The most expensive part of solar is storage (aka: batteries), and H2 storage is near infinite, as a cheap steel container can contain more-and-more hydrogen (liquefied hydrogen, pressurized hydrogen, etc. etc. Doesn't matter, its just steel and concrete to hold it all).
Between the costs of near-$0 storage and literally free energy as we overproduce, H2 plays a role in being long-term seasonal storage of power. No other "battery" technology has anything close to the chance of storing enough energy for days, weeks, or months like H2 does.
This isn't even theoretical. California's grid is so chock-full of solar panels that there are times where the 1-hour market goes negative, as in the price of electricity drops below $0 (you get paid to use energy). Its already happening, there's not enough storage in practice and solar panels must be overdeployed for them to be anywhere close to effective. There will be questions about how to actually store (and use) all the extra solar panels as we move forward.

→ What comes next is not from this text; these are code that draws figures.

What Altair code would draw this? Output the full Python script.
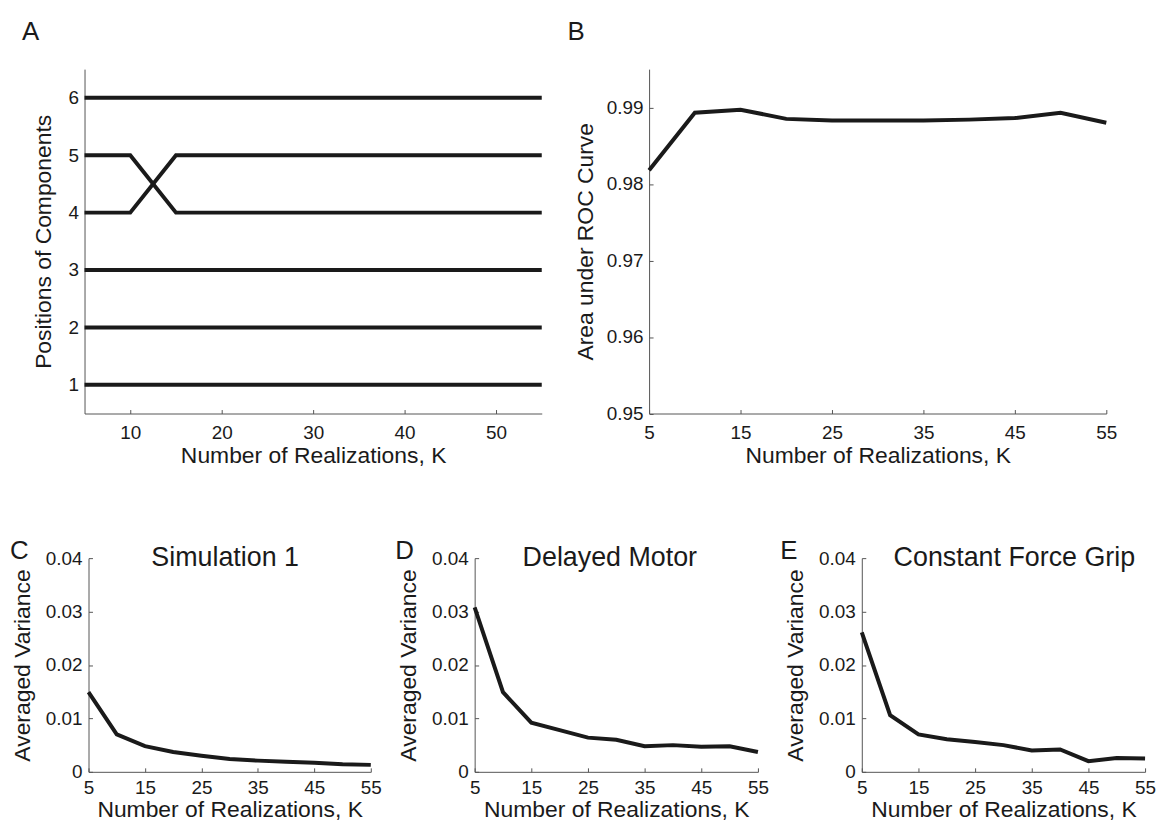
import altair as alt
import pandas as pd

FONT = "Liberation Sans"
INK = "#1a1a1a"
AXC = "#555555"

K = [5, 10, 15, 20, 25, 30, 35, 40, 45, 50, 55]

# Panel A: positions of components
pos_c1 = [1, 1, 1, 1, 1, 1, 1, 1, 1, 1, 1]
pos_c2 = [2, 2, 2, 2, 2, 2, 2, 2, 2, 2, 2]
pos_c3 = [3, 3, 3, 3, 3, 3, 3, 3, 3, 3, 3]
pos_c4 = [4, 4, 5, 5, 5, 5, 5, 5, 5, 5, 5]
pos_c5 = [5, 5, 4, 4, 4, 4, 4, 4, 4, 4, 4]
pos_c6 = [6, 6, 6, 6, 6, 6, 6, 6, 6, 6, 6]

# Panel B: area under ROC curve
auc = [0.9818, 0.9893, 0.9897, 0.9885, 0.9883, 0.9883, 0.9883, 0.9884, 0.9886, 0.9893, 0.9880]

# Panels C-E: averaged variance
var_sim1 = [0.0149, 0.0070, 0.0048, 0.0037, 0.0030, 0.0024, 0.0021, 0.0019, 0.0017, 0.0014, 0.0013]
var_delayed = [0.0308, 0.0149, 0.0092, 0.0078, 0.0064, 0.0060, 0.0048, 0.0050, 0.0047, 0.0048, 0.0037]
var_grip = [0.0261, 0.0106, 0.0070, 0.0061, 0.0056, 0.0050, 0.0040, 0.0042, 0.0020, 0.0026, 0.0025]

xticks_A = [10, 20, 30, 40, 50]
xticks_B = [5, 15, 25, 35, 45, 55]
yticks_A = [1, 2, 3, 4, 5, 6]
yticks_B = [0.95, 0.96, 0.97, 0.98, 0.99]
yticks_V = [0, 0.01, 0.02, 0.03, 0.04]

XTITLE = "Number of Realizations, K"
TICK = 4
LW = 4


def axis(values, title, label_pad, title_pad, label_size, title_size,
         fmt=None, label_expr=None, grid_dash=None, offset=None):
    kw = dict(
        values=values, title=title,
        grid=True, gridDash=grid_dash, gridColor=AXC, gridWidth=1,
        ticks=False, tickSize=0,
        domainColor=AXC, domainWidth=1,
        labelFlush=False, labelOverlap=False,
        labelPadding=label_pad, titlePadding=title_pad,
        labelFont=FONT, labelFontSize=label_size, labelColor=INK,
        titleFont=FONT, titleFontSize=title_size, titleFontWeight="normal",
        titleColor=INK,
    )
    if fmt is not None:
        kw["format"] = fmt
    if label_expr is not None:
        kw["labelExpr"] = label_expr
    if offset is not None:
        kw["offset"] = offset
    return alt.Axis(**kw)


def xdash(h):
    # inward tick at the bottom edge (grid lines run top -> bottom)
    return [0, h - TICK, TICK, 5000]


def ydash():
    # inward tick at the left edge (grid lines run left -> right)
    return [TICK, 5000]


def text_layer(txt, x, y, size, align="left"):
    return alt.Chart(alt.Data(values=[{"t": txt}])).mark_text(
        align=align, baseline="alphabetic", font=FONT, fontSize=size, color=INK
    ).encode(text="t:N", x=alt.value(x), y=alt.value(y))


def anchor(x, y):
    return alt.Chart(alt.Data(values=[{"a": 1}])).mark_rect(color="white").encode(
        x=alt.value(x), x2=alt.value(x + 1), y=alt.value(y), y2=alt.value(y + 1)
    )


TOP_H = 346.5
BOT_H = 215
A_SHIFT = 4  # panel A's axes start 4px left of the bottom row's first panel

# ---- Panel A ----
rows = []
for name, vals in [("c1", pos_c1), ("c2", pos_c2), ("c3", pos_c3),
                   ("c4", pos_c4), ("c5", pos_c5), ("c6", pos_c6)]:
    for k, v in zip(K, vals):
        rows.append({"K": k, "comp": name, "pos": v})
dfA = pd.DataFrame(rows)

A_W = 456
linesA = alt.Chart(dfA).mark_line(color=INK, strokeWidth=LW).encode(
    x=alt.X("K:Q", scale=alt.Scale(domain=[5, 55], nice=False, zero=False,
                                   range=[-A_SHIFT, A_W]),
            axis=axis(xticks_A, XTITLE, 10.5, 2, 19, 23, fmt="d",
                      grid_dash=xdash(TOP_H))),
    y=alt.Y("pos:Q", scale=alt.Scale(domain=[0.5, 6.5], nice=False, zero=False),
            axis=axis(yticks_A, "Positions of Components", 6, 13, 19, 23, fmt="d",
                      grid_dash=ydash(), offset=A_SHIFT)),
    detail="comp:N",
)
panelA = alt.layer(
    linesA, text_layer("A", -67, -29.5, 26),
    anchor(-81, -58.5), anchor(-81, 432.5),
).properties(width=A_W, height=TOP_H)

# ---- Panel B ----
dfB = pd.DataFrame({"K": K, "auc": auc})
lineB = alt.Chart(dfB).mark_line(color=INK, strokeWidth=LW).encode(
    x=alt.X("K:Q", scale=alt.Scale(domain=[5, 55], nice=False, zero=False),
            axis=axis(xticks_B, XTITLE, 10.5, 2, 19, 23, fmt="d",
                      grid_dash=xdash(TOP_H))),
    y=alt.Y("auc:Q", scale=alt.Scale(domain=[0.95, 0.995], nice=False, zero=False),
            axis=axis(yticks_B, "Area under ROC Curve", 6, 9, 19, 23, fmt=".2f",
                      grid_dash=ydash())),
)
panelB = alt.layer(lineB, text_layer("B", -82, -29.5, 26)).properties(
    width=460, height=TOP_H)


# ---- Panels C-E ----
VAR_LABEL = "datum.value == 0 ? '0' : format(datum.value, '.2f')"


def var_panel(vals, letter, title, w, letter_x, title_x, extra=None):
    df = pd.DataFrame({"K": K, "v": vals})
    line = alt.Chart(df).mark_line(color=INK, strokeWidth=LW).encode(
        x=alt.X("K:Q", scale=alt.Scale(domain=[5, 55], nice=False, zero=False),
                axis=axis(xticks_B, XTITLE, 6.5, 1.5, 19, 23, fmt="d",
                          grid_dash=xdash(BOT_H))),
        y=alt.Y("v:Q", scale=alt.Scale(domain=[0, 0.04], nice=False, zero=False),
                axis=axis(yticks_V, "Averaged Variance", 6.5, 11, 19, 23,
                          label_expr=VAR_LABEL, grid_dash=ydash())),
    )
    layers = [line,
              text_layer(letter, letter_x, 1, 26),
              text_layer(title, title_x, 7.5, 27, align="center")]
    if extra is not None:
        layers.append(extra)
    return alt.layer(*layers).properties(width=w, height=BOT_H)


panelC = var_panel(var_sim1, "C", "Simulation 1", 284, -79, 137.5,
                   extra=anchor(-81, -57.6))
panelD = var_panel(var_delayed, "D", "Delayed Motor", 285, -80, 136)
panelE = var_panel(var_grip, "E", "Constant Force Grip", 285, -82, 153.5)

top = alt.hconcat(panelA, panelB, spacing=108, bounds="flush")
bottom = alt.hconcat(panelC, panelD, panelE, spacing=104.5, bounds="flush")

chart = alt.vconcat(top, bottom, spacing=0).properties(
    padding=0, background="white"
).configure_view(stroke=None)

chart.save("out.html", embed_options={"renderer": "svg", "actions": False})
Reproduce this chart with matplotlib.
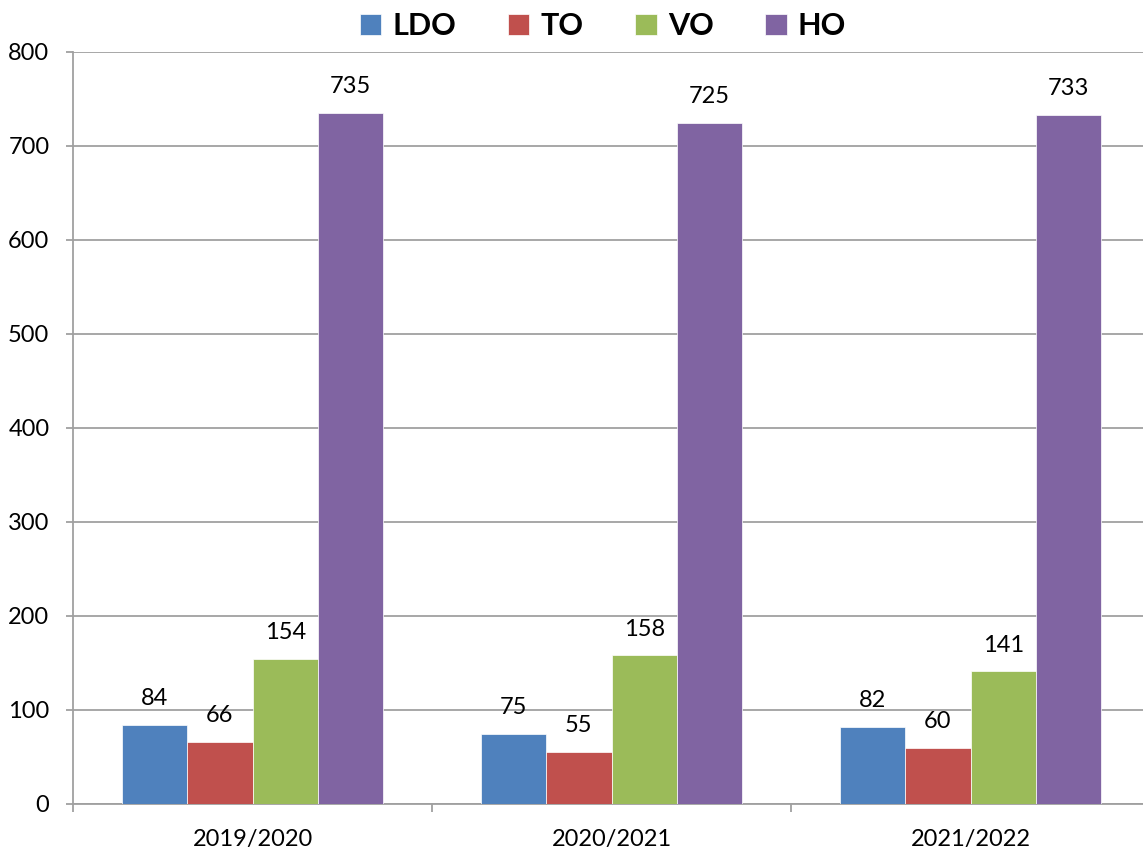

H2 plants are one of the best solutions I've heard of for addressing this phenomenon. Store H2 in the summer (where we get excess 15-hour days), and use the H2 later in the winter months when the daylight times drop to 9-hours... depending on latitude of course. But any solar-based grid will have to deal with the fundamental problem of seasonal variations in energy... having far excess (aka: $0 / free) energy in the summer, and not enough in the winter.
H2 naturally smooths out this curve. We can overproduce electricity, send it to H2 plants and store H2 with the excess energy.